Merge eats memory

Fri May 27 12:51:00 BST 2005

On Thu, May 26, 2005 at 10:54:37PM -0400, Aaron Bentley wrote:
[...]
> > Casual observation of top showed bzr using up to 700M of memory.
> 
> That's a rather shocking 777:1 ratio.  I'd have expected much closer to
> a 1:1 ratio, because it does store a changeset in memory.
> 
> There are several places where I read an entire file into memory.  If
> that's the cause, it'll probably be this line:
> 
> changeset.py:1444
>             if file(full_path_a, "rb").read() == \
>                 file(full_path_b, "rb").read():
> 
> But as you can see, no reference to the file contents is retained, so it
> could only be the cause if the heap allocator really stinks.  (Yes that
> code is sloppy, but it's clear, too.  Easy to change if it's a problem.)

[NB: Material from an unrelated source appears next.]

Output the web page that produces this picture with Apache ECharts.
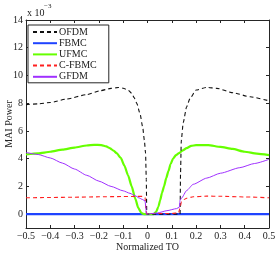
<!DOCTYPE html>
<html>
<head>
<meta charset="utf-8">
<script src="https://cdn.jsdelivr.net/npm/echarts@6/dist/echarts.min.js"></script>
<style>
html,body{margin:0;padding:0;background:#fff;}
#c{width:280px;height:253px;}
</style>
</head>
<body>
<div id="c"></div>
<script>
// ---- data (x = normalized TO, y = MAI power in units of 1e-3) ----
const seriesNames = ['OFDM', 'FBMC', 'UFMC', 'C-FBMC', 'GFDM'];
const xTicks = [-0.5, -0.4, -0.3, -0.2, -0.1, 0, 0.1, 0.2, 0.3, 0.4, 0.5];
const yTicks = [0, 2, 4, 6, 8, 10, 12, 14];

const ofdm = [[-0.5,7.9],[-0.45,7.95],[-0.4,8.05],[-0.333,8.3],[-0.25,8.62],[-0.195,8.9],[-0.15,9.07],[-0.12,9.13],[-0.1,9.08],[-0.08,8.95],[-0.065,8.71],[-0.055,8.4],[-0.044,7.99],[-0.031,7.26],[-0.02,6.3],[-0.013,5.34],[-0.008,4.4],[-0.005,2.5],[-0.003,0],[0.134,0],[0.136,3.0],[0.139,5.3],[0.147,6.6],[0.161,7.74],[0.175,8.35],[0.2,8.95],[0.244,9.14],[0.285,9.07],[0.353,8.75],[0.422,8.46],[0.5,8.17]];
const fbmc = [[-0.5,0],[-0.25,0],[0,0],[0.25,0],[0.5,0]];
const ufmc = [[-0.5,4.3],[-0.45,4.38],[-0.4,4.5],[-0.35,4.65],[-0.3,4.8],[-0.25,4.95],[-0.22,5.0],[-0.19,4.98],[-0.17,4.88],[-0.154,4.74],[-0.14,4.58],[-0.127,4.4],[-0.11,4.05],[-0.095,3.5],[-0.08,2.8],[-0.065,2.0],[-0.05,1.1],[-0.038,0.45],[-0.025,0.08],[-0.015,0],[0.025,0],[0.035,0.15],[0.045,0.55],[0.052,1.0],[0.06,1.55],[0.068,2.0],[0.077,2.6],[0.086,3.1],[0.095,3.6],[0.105,4.0],[0.117,4.25],[0.13,4.4],[0.145,4.6],[0.161,4.76],[0.18,4.92],[0.2,4.98],[0.25,4.98],[0.3,4.85],[0.35,4.7],[0.4,4.5],[0.45,4.37],[0.5,4.26]];
const cfbmc = [[-0.5,1.18],[-0.4,1.2],[-0.3,1.22],[-0.2,1.25],[-0.1,1.27],[-0.05,1.28],[-0.02,1.28],[-0.01,1.2],[-0.007,0.4],[-0.004,0.05],[0.1,0.05],[0.128,0.1],[0.133,0.4],[0.14,0.9],[0.15,1.05],[0.161,1.15],[0.188,1.25],[0.244,1.3],[0.3,1.29],[0.4,1.24],[0.5,1.18]];
const gfdm = [[-0.5,4.45],[-0.45,4.3],[-0.4,4.05],[-0.35,3.68],[-0.3,3.25],[-0.25,2.8],[-0.2,2.38],[-0.15,2.0],[-0.1,1.68],[-0.072,1.5],[-0.05,1.32],[-0.035,1.17],[-0.02,1.05],[-0.01,0.95],[-0.007,0.5],[-0.005,0],[0.04,0.08],[0.08,0.25],[0.12,0.4],[0.131,0.5],[0.134,1.0],[0.14,1.15],[0.161,1.7],[0.188,2.15],[0.244,2.6],[0.3,2.95],[0.38,3.35],[0.44,3.65],[0.5,3.95]];

const FONT = 'Liberation Serif';
const axisCol = '#262626';
const fmt = v => (v < 0 ? '\u2212' + Math.abs(v) : String(v));

const chart = echarts.init(document.getElementById('c'), null, {renderer: 'canvas'});

function frameAxis(extra) {
  return Object.assign({
    axisLine: {show: true, onZero: false, lineStyle: {color: axisCol, width: 1}},
    splitLine: {show: false}
  }, extra);
}

chart.setOption({
  backgroundColor: '#fff',
  animation: false,
  grid: {left: 26, right: 11, top: 20, bottom: 25, containLabel: false, outerBoundsMode: 'none'},
  legend: {
    orient: 'vertical',
    left: 28, top: 25,
    padding: [2, 12, 1, 4],
    itemWidth: 24, itemHeight: 11, itemGap: 1.2,
    borderColor: axisCol, borderWidth: 1, backgroundColor: '#fff',
    itemStyle: {color: 'rgba(0,0,0,0)', borderWidth: 0},
    textStyle: {fontFamily: FONT, fontSize: 10, color: '#222', padding: [0, 0, 0, -3]},
    data: seriesNames
  },
  xAxis: [
    frameAxis({
      type: 'value', min: -0.5, max: 0.5, position: 'bottom',
      name: 'Normalized TO', nameLocation: 'middle', nameGap: 14.5, nameMoveOverlap: false,
      nameTextStyle: {fontFamily: FONT, fontSize: 10, color: '#222'},
      axisTick: {show: true, inside: true, length: 3, customValues: xTicks, lineStyle: {color: axisCol}},
      axisLabel: {show: true, customValues: xTicks, formatter: fmt, margin: 3, fontFamily: FONT, fontSize: 10, color: '#222', hideOverlap: false}
    }),
    frameAxis({
      type: 'value', min: -0.5, max: 0.5, position: 'top',
      axisTick: {show: true, inside: true, length: 3, customValues: xTicks, lineStyle: {color: axisCol}},
      axisLabel: {show: false}
    })
  ],
  yAxis: [
    frameAxis({
      type: 'value', min: -1, max: 14, position: 'left',
      name: 'MAI Power', nameLocation: 'middle', nameGap: 12, nameMoveOverlap: false,
      nameTextStyle: {fontFamily: FONT, fontSize: 10, color: '#222'},
      axisTick: {show: true, inside: true, length: 3, customValues: yTicks, lineStyle: {color: axisCol}},
      axisLabel: {show: true, customValues: yTicks, formatter: fmt, margin: 3, fontFamily: FONT, fontSize: 10, color: '#222', hideOverlap: false}
    }),
    frameAxis({
      type: 'value', min: -1, max: 14, position: 'right',
      axisTick: {show: true, inside: true, length: 3, customValues: yTicks, lineStyle: {color: axisCol}},
      axisLabel: {show: false}
    })
  ],
  graphic: [
    {type: 'text', left: 27, top: 8, style: {text: 'x 10', fontFamily: FONT, fontSize: 10, fill: '#222'}},
    {type: 'text', left: 44, top: 3, style: {text: '\u22123', fontFamily: FONT, fontSize: 7, fill: '#222'}}
  ],
  series: [
    {name: seriesNames[0], type: 'line', data: ofdm, symbol: 'none', smooth: 0.2, smoothMonotone: 'x',
     lineStyle: {color: '#111', width: 1.1, type: [4, 3]}, itemStyle: {color: '#111'}, z: 5},
    {name: seriesNames[1], type: 'line', data: fbmc, symbol: 'none',
     lineStyle: {color: '#1f43ff', width: 2.2}, itemStyle: {color: '#1f43ff'}, z: 3},
    {name: seriesNames[2], type: 'line', data: ufmc, symbol: 'none', smooth: 0.2, smoothMonotone: 'x',
     lineStyle: {color: '#66ff00', width: 2.2}, itemStyle: {color: '#66ff00'}, z: 4},
    {name: seriesNames[3], type: 'line', data: cfbmc, symbol: 'none', smooth: 0.2, smoothMonotone: 'x',
     lineStyle: {color: '#ff2020', width: 1.1, type: [4, 3]}, itemStyle: {color: '#ff2020'}, z: 5},
    {name: seriesNames[4], type: 'line', data: gfdm, symbol: 'none', smooth: 0.2, smoothMonotone: 'x',
     lineStyle: {color: '#a030ff', width: 1}, itemStyle: {color: '#a030ff'}, z: 6}
  ]
});
</script>
</body>
</html>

CPython will immediately deallocate an object when its refcount hits zero,
so the code you have there is fine (aside from holding the entire files in
memory, of course :).

(It's only when there are reference cycles that deallocation delays happen,
because then it will only be collected when the cyclic garbage collector
runs)

I'd look elsewhere.  Here's some code that may help:
    http://twistedmatrix.com/users/spiv/countrefs.py

Simplest usage is to call the "logInThread" method, which will dump the N
most referenced types and classes with their ref counts to a file every
seconds.  This is useful information because every instance in python has a
reference to its class/type, so roughly speaking the ref count is the number
of instances of that class/type (certainly for the most referenced ones, the
handful of references in e.g. module dicts are insignificant).  It's also
the best you can do easily, because Python doesn't give you any way to find
out the size of an object.

So, it won't help you track down a 400Mb string, but it will help you
realise you're keeping a list of 400000 objects that you didn't mean to
keep.

[...]
> Anyhow, it would be useful to know whether the file comparisons are the
> cause of the problem.

At a glance, it seems unlikely.

Just in case, here's a function to compare files a little bit at a time:

def sameFile(path1, path2):
    file1 = open(path1, 'rb')
    file2 = open(path2, 'rb')

    chunksIter = iter(lambda: (file1.read(4096), file2.read(4096)), ('', ''))
    for chunk1, chunk2 in chunksIter:
        if chunk1 != chunk2:
            return False
    return True

-Andrew.